---- RECORDED INFORMATION
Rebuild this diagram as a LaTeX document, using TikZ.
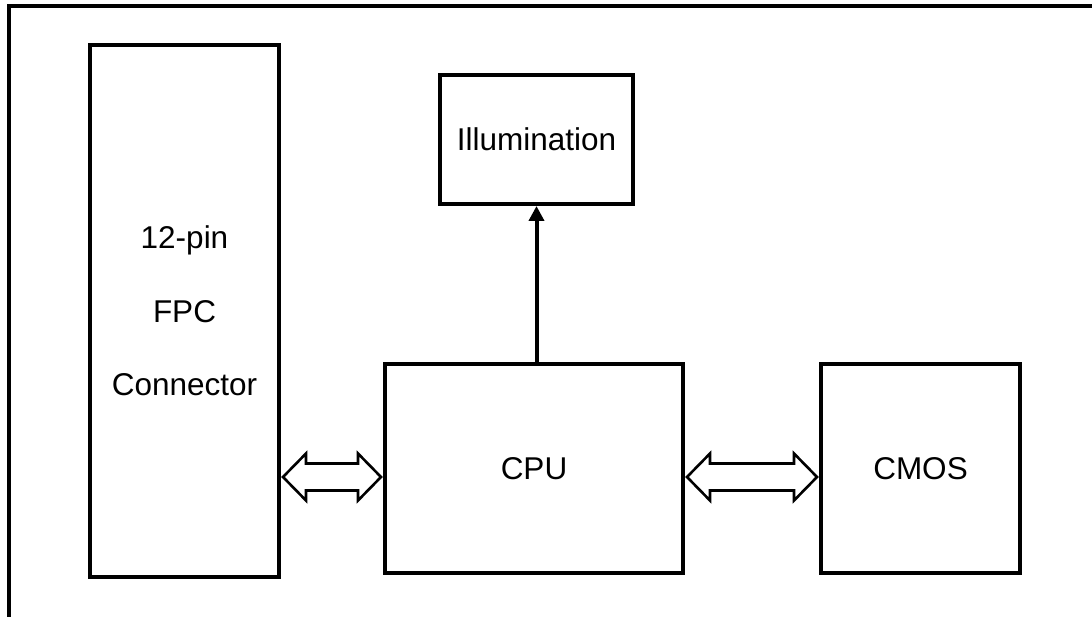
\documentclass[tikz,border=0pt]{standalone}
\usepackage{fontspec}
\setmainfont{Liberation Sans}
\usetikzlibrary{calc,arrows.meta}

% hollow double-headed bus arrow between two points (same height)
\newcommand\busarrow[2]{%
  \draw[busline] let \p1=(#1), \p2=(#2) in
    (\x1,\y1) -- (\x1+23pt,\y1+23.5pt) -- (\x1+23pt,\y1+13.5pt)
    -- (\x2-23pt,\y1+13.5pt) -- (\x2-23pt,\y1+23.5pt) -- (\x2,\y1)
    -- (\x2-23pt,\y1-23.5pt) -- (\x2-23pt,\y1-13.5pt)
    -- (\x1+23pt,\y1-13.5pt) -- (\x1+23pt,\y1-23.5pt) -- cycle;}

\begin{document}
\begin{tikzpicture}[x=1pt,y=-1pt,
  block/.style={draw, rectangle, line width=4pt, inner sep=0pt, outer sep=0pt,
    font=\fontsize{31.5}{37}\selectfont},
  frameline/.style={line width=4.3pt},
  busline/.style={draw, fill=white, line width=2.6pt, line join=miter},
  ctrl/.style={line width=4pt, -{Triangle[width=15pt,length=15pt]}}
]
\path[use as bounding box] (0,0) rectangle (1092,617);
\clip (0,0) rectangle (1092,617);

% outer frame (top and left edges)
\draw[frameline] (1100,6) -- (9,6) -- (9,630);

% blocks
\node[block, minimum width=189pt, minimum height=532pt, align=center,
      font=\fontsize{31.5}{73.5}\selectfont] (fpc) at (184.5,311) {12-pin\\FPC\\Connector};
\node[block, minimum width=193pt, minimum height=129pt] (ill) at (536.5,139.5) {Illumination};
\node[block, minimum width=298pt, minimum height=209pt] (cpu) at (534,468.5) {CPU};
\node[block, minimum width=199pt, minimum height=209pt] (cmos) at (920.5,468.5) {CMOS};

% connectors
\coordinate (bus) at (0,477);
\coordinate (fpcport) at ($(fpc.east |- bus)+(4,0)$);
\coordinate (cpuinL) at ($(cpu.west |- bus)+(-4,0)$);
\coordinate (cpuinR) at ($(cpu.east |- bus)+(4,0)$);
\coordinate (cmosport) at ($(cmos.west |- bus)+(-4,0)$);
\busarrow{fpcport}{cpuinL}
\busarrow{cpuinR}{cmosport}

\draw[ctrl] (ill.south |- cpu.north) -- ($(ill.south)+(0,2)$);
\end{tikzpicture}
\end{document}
--------
Write out the material above again, word for word, minus its pictures.

**EXERCISE SOLUTION**
Rebuild this diagram as a LaTeX document, using TikZ.
\documentclass[tikz,border=0pt]{standalone}
\usepackage{fontspec}
\setmainfont{Liberation Sans}
\usetikzlibrary{calc,arrows.meta}

% hollow double-headed bus arrow between two points (same height)
\newcommand\busarrow[2]{%
  \draw[busline] let \p1=(#1), \p2=(#2) in
    (\x1,\y1) -- (\x1+23pt,\y1+23.5pt) -- (\x1+23pt,\y1+13.5pt)
    -- (\x2-23pt,\y1+13.5pt) -- (\x2-23pt,\y1+23.5pt) -- (\x2,\y1)
    -- (\x2-23pt,\y1-23.5pt) -- (\x2-23pt,\y1-13.5pt)
    -- (\x1+23pt,\y1-13.5pt) -- (\x1+23pt,\y1-23.5pt) -- cycle;}

\begin{document}
\begin{tikzpicture}[x=1pt,y=-1pt,
  block/.style={draw, rectangle, line width=4pt, inner sep=0pt, outer sep=0pt,
    font=\fontsize{31.5}{37}\selectfont},
  frameline/.style={line width=4.3pt},
  busline/.style={draw, fill=white, line width=2.6pt, line join=miter},
  ctrl/.style={line width=4pt, -{Triangle[width=15pt,length=15pt]}}
]
\path[use as bounding box] (0,0) rectangle (1092,617);
\clip (0,0) rectangle (1092,617);

% outer frame (top and left edges)
\draw[frameline] (1100,6) -- (9,6) -- (9,630);

% blocks
\node[block, minimum width=189pt, minimum height=532pt, align=center,
      font=\fontsize{31.5}{73.5}\selectfont] (fpc) at (184.5,311) {12-pin\\FPC\\Connector};
\node[block, minimum width=193pt, minimum height=129pt] (ill) at (536.5,139.5) {Illumination};
\node[block, minimum width=298pt, minimum height=209pt] (cpu) at (534,468.5) {CPU};
\node[block, minimum width=199pt, minimum height=209pt] (cmos) at (920.5,468.5) {CMOS};

% connectors
\coordinate (bus) at (0,477);
\coordinate (fpcport) at ($(fpc.east |- bus)+(4,0)$);
\coordinate (cpuinL) at ($(cpu.west |- bus)+(-4,0)$);
\coordinate (cpuinR) at ($(cpu.east |- bus)+(4,0)$);
\coordinate (cmosport) at ($(cmos.west |- bus)+(-4,0)$);
\busarrow{fpcport}{cpuinL}
\busarrow{cpuinR}{cmosport}

\draw[ctrl] (ill.south |- cpu.north) -- ($(ill.south)+(0,2)$);
\end{tikzpicture}
\end{document}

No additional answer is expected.